A large number of Ca2+ permeable ion channel proteins have been identified [10, 43] that collectively regulate the Ca2+ influx mechanism in spermatozoa. Although the recent application of patch-clamp recordings of channel current significantly improves our understanding of the functions of these channel proteins, several basic aspects remain unsolved, such as identifying the functions of individual channels in spermatozoa and how these channels coordinate Ca2+ influx. Therefore, production of knockdown animals and using them as negative controls compared with their wild counterparts might provide more specific ideas about channel functions. CatSper is the one of the well-studied channel proteins [10] and the functions of different pore-forming CatSper channels (1–4) and auxiliary subunits (CatSperβ and CatSperγ) remain a matter to be elucidated.
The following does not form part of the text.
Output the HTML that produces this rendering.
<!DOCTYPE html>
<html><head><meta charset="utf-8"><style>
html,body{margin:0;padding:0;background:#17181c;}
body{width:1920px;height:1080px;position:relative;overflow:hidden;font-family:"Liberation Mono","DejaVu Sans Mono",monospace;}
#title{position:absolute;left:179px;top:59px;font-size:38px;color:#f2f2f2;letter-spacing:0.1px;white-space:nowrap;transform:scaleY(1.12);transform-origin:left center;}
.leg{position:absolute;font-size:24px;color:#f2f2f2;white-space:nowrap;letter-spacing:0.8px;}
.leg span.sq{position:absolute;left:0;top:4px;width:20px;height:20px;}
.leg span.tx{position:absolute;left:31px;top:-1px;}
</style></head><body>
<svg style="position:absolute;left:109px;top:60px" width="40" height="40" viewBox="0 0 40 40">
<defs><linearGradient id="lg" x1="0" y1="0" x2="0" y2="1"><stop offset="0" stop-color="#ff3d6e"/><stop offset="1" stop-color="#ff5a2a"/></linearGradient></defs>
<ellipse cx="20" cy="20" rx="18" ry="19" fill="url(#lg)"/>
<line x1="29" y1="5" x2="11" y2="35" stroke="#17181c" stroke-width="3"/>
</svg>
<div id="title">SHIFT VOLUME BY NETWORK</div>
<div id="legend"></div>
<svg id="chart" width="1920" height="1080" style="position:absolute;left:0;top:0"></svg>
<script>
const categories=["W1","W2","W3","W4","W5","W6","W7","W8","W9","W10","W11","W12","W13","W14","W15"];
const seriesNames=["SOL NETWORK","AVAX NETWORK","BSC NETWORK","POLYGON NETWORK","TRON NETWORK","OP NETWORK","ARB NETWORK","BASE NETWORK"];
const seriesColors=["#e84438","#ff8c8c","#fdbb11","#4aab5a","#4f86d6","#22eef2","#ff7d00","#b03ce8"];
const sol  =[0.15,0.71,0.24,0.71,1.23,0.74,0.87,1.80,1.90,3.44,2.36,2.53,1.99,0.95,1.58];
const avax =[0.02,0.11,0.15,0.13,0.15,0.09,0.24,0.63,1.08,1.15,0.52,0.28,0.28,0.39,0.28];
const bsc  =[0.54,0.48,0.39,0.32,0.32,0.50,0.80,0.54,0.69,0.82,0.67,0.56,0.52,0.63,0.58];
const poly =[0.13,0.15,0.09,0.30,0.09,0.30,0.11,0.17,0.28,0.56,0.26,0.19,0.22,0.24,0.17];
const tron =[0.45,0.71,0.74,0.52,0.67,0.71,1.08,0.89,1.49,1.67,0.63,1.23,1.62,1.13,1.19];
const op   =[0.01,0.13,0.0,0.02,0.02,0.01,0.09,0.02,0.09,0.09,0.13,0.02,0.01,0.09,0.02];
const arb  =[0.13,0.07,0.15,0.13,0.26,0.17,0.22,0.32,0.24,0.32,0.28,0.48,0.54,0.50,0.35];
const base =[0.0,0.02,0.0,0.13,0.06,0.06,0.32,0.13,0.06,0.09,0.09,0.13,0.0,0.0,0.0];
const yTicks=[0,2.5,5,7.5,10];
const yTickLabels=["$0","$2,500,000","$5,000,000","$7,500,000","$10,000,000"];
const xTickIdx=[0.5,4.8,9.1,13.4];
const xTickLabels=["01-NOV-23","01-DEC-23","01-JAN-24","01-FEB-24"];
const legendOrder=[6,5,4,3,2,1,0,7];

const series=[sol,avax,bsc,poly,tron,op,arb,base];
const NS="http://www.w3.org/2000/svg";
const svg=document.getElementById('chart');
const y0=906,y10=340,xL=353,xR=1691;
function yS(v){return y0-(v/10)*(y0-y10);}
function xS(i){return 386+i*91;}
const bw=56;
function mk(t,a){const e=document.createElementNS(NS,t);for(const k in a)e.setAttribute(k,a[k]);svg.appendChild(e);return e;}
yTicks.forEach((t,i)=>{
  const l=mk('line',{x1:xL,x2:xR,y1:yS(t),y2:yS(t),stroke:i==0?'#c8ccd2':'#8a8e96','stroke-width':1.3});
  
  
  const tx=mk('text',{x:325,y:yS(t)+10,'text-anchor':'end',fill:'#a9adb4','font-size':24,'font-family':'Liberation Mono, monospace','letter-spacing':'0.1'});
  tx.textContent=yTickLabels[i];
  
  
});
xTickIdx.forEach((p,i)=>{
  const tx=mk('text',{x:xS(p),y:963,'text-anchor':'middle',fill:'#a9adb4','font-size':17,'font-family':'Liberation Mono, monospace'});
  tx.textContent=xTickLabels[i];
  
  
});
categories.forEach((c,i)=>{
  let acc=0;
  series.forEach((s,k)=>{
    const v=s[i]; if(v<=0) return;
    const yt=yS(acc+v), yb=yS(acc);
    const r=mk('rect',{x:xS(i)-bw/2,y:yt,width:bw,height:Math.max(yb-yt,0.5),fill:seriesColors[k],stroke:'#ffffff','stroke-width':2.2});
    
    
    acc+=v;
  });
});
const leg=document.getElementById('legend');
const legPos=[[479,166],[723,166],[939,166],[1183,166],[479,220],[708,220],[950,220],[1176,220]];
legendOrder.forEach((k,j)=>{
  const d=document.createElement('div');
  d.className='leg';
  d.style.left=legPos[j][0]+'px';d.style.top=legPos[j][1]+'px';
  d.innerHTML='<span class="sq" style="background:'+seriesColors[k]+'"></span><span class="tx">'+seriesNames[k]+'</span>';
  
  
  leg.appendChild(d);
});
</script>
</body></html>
A literature review found that the Ca2+ influx mechanism in spermatozoa is regulated by several physical stimuli, although the underlying mechanism is less clearly defined. Protein-protein interactions also potentially regulate the Ca2+ uptake mechanism in spermatozoa. Although recently applied proteomic approaches have identified several sperm-specific proteins, their functions in Ca2+ regulation and interaction with channel proteins are unclear. Therefore, future research should target this topic to provide a robust understanding of Ca2+ and male fertility in both humans and other animal species.
Acknowledgments
This study was financially supported by the Cooperative Research Program for Agriculture Science and Technology Development (Project no. PJ008415), Rural Development Administration, Republic of Korea. Md Saidur Rahman was supported through the “Chung-Ang University Young Scientist Scholarship (CAYSS),” Chung-Ang University, Republic of Korea.
Conflict of Interests
The authors have declared there is no conflict of interests that could be perceived as prejudicing the impartiality of this paper.